Frequently Asked Questions About Ceramic Knives
To round things out, let’s take a closer look at the most commonly asked questions about ceramic knives:
Advantages of Choosing Ceramic Knives
As compared to stainless or carbon steel knives, ceramic knives have three major advantages
- Sharpness. Thanks to their extra-hard blade material, ceramic knives can take a sharper edge than other knives.
- Easy maintenance. Ceramic knives require less frequent sharpening than steel knives, and are not prone to corrosion.
- Weight. Ceramic is very light in comparison to steel, making it easier to handle and less fatiguing to use.
Drawbacks of Ceramic Knives
Steel knives have the upperhand on ceramic in two regards, however:
- Ceramic knives are more brittle than steel, making them prone to chipping.
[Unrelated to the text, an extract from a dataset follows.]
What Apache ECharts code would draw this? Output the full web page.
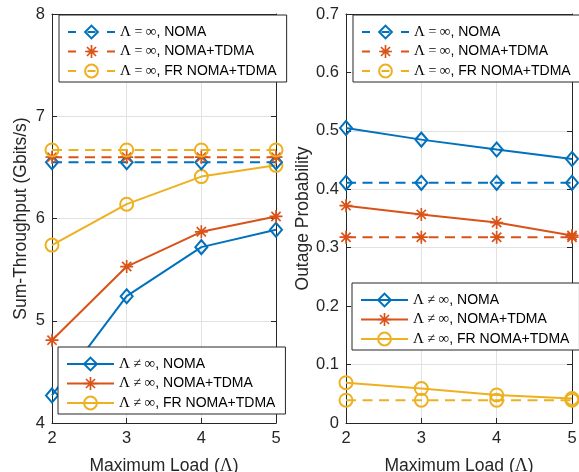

If you hit an errant bone while cutting chicken, a stainless steel knife will shrug it off while even the best ceramic knife is likely to get damaged.
- Because of their extra-hard edges, ceramic knives require different sharpening equipment than stainless steel knives. You’ll need to take them to a professional sharpener to restore their edges.
Do Ceramic Knives Get Dull?
No matter how hard of a material a knife is made out of, it will eventually get dull. The question is always how quickly a knife gets dull.
Cared for properly, ceramic knives will keep their razor-sharp edge for up to 10 times as long as a comparable quality of stainless steel blade.
How Do You Care for A Ceramic Knife?
In most regards, ceramic knives require less care and maintenance than steel knives.
They’re corrosion-proof, so you don’t have to worry about keeping them completely dry at all times to get the best use out of them. And they keep an edge longer than other knives, thanks to the hardness of their ceramic blades.
Their drawback, however, is that these harder blades are also more brittle. Avoid cutting on any surface besides bamboo, wood, or plastic, as ceramic knives will chip easily if used on a stone or glass cutting board.
Other than that, be sure to keep your ceramic knives in their own storage area, so that other kitchen tools don’t knock up against them and damage their blades.
What Should You Not Cut With A Ceramic Knife?
Ceramic knives are capable of cutting almost anything you’ll encounter in the kitchen, with two notable exceptions: Bones, and the pits of fruits.
Both materials are hard enough to chip or crack your ceramic blade, so you’ll want to be careful while preparing a chicken or slicing an avocado. Additionally, avoid using your ceramic knife on a stone or glass cutting board for the same reason.
Do Chefs Use Ceramic Knives?
The realities of a professional kitchen steer most chefs away from using ceramic knives, despite their sharp edges and minimal maintenance requirements.
The reason for this is simple: Professional kitchen tools get banged around more often, and go through more wear and tear than anything you’ll use at home. This puts ceramic knives at a greater risk of getting chipped, making them less effective than stainless steel.
That same reasoning is why home chefs have found ceramic knives to be useful. Since they can be cared for more cautiously, there’s little risk of damage while cooking — making their sharpness and low maintenance a big draw.
At this point, you should have a clear view of what the best ceramic knife is for your personal kitchen.
Because of Kyocera’s long history of producing and innovating on this type of knife, I’m biased towards using their products in my own kitchen. Their Revolution Series 3-piece set is the first choice I recommend to friends when they’re looking to get ceramic knives, though I prefer the wood-handled santoku knife from their Limited Series for my own kitchen.
No matter which of the three types of knives I’ve featured you go for, you can rest assured that they will deliver on sharpness, durability, ergonomics, and balance. Thanks for your time, and happy slicing!